A strong network of lenders can be the difference between a successful BRRRR and a flop. Building relationships with lenders who understand your investment strategy and are willing to work with you is invaluable. Look for local and regional banks or private money lenders that specialize in investment properties or consider a strategic partnership with a private investor.

Establishing trust and rapport with these lenders not only enhances your credibility but also streamlines the execution of this strategy. By fostering strong connections, you can expedite the process and seize investment opportunities swiftly.

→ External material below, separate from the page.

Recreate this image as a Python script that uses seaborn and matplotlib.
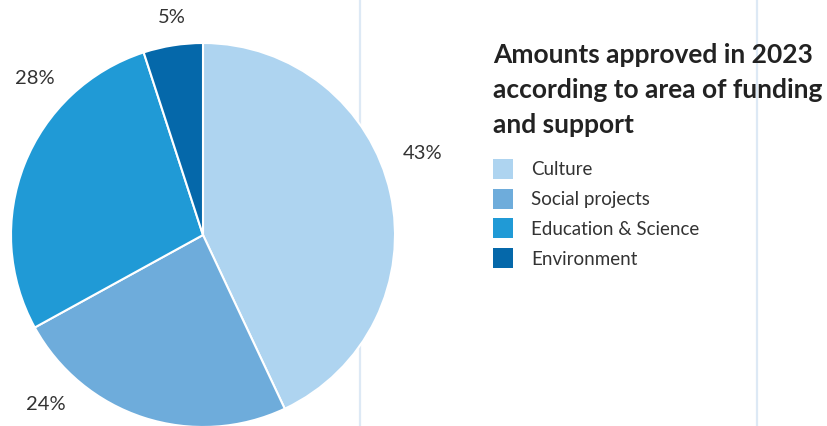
import numpy as np
import matplotlib
matplotlib.use("Agg")
import matplotlib.pyplot as plt
import seaborn as sns
from matplotlib.patches import Rectangle

categories = ["Culture", "Social projects", "Education & Science", "Environment"]
shares = [43, 24, 28, 5]
pct_labels = ["43%", "24%", "28%", "5%"]
colors = ["#aed4f0", "#6eacdb", "#209ad6", "#0568aa"]
title_lines = ["Amounts approved in 2023", "according to area of funding", "and support"]

sns.set_theme(style="white")
plt.rcParams["font.family"] = ["Lato", "DejaVu Sans"]

W, H = 827, 427
fig = plt.figure(figsize=(W / 100, H / 100), dpi=100)

# background axes for guide lines and legend
bg = fig.add_axes([0, 0, 1, 1], zorder=-1)
bg.set_xlim(0, W)
bg.set_ylim(H, 0)
bg.axis("off")
for xv in (360, 757):
    bg.axvline(xv, color="#dde9f5", lw=1.6)

# pie
cx, cy, r = 203, 236, 192
ax = fig.add_axes([(cx - r) / W, (H - cy - r) / H, 2 * r / W, 2 * r / H])
wedges, _ = ax.pie(shares, colors=colors, startangle=90, counterclock=False,
                   wedgeprops=dict(edgecolor="white", linewidth=1.5))
ax.set_xlim(-1, 1)
ax.set_ylim(-1, 1)
ax.set_aspect("equal")
ax.axis("off")

# label placement (angle in degrees, radius) per wedge
label_pos = [(20.5, 1.22), (-133, 1.2), (137, 1.2), (98, 1.15)]
for txt, (ang, rad) in zip(pct_labels, label_pos):
    a = np.deg2rad(ang)
    ax.text(rad * np.cos(a), rad * np.sin(a), txt, ha="center", va="center",
            fontsize=14.5, color="#333333", clip_on=False)

# title
for i, line in enumerate(title_lines):
    bg.text(493, 63 + i * 35, line, ha="left", va="baseline", fontsize=19,
            fontweight="bold", color="#222222")

# legend
for i, (cat, col) in enumerate(zip(categories, colors)):
    yc = 170 + i * 29.7
    bg.add_patch(Rectangle((493, yc - 10), 20, 20, facecolor=col, edgecolor="none"))
    bg.text(531, yc, cat, ha="left", va="center", fontsize=13.5, color="#333333")

fig.savefig("out.png", dpi=100)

9. Oversaturation in One Market

While it’s smart to stick with what you know, it’s equally unwise to have all your properties concentrated in a single area. Economic downturns, changes in local regulations, or other unforeseen events can have a catastrophic impact if all your eggs are in one basket. Consider diversifying your assets across multiple markets to spread out your risk.

10. No Exit Strategy

Typically, a BRRR investor will plan to hold the property as a rental to produce passive income and leverage the equity from the renovation for a cash-out refinance to purchase the next property. But what if you can't qualify for a refinance? Perhaps, you're currently not working a W2 job and the debt-to-income ratio is too risky for a traditional lender.

You may need to find alternative funding for your next purchase like a debt service coverage ratio (DSCR) loan or other private lending solutions, like Skybeam Capital's loan programs, designed specifically for investors, flippers, builders, and wholesalers.

Familiarize yourself with the options and make sure you can meet the loan requirements. Whatever you decide to do with the property, plan your exit strategy before you make an offer or lift a hammer.

Ultimately, the BRRRR method can be an incredibly powerful tool in the real estate investor's arsenal, but it requires thoughtful planning. By avoiding these common mistakes, investors can increase their chances of financial success and grow their portfolios rapidly. Remember, successful real estate investment is about learning from others' mistakes and making smart decisions that protect and grow wealth over the long term.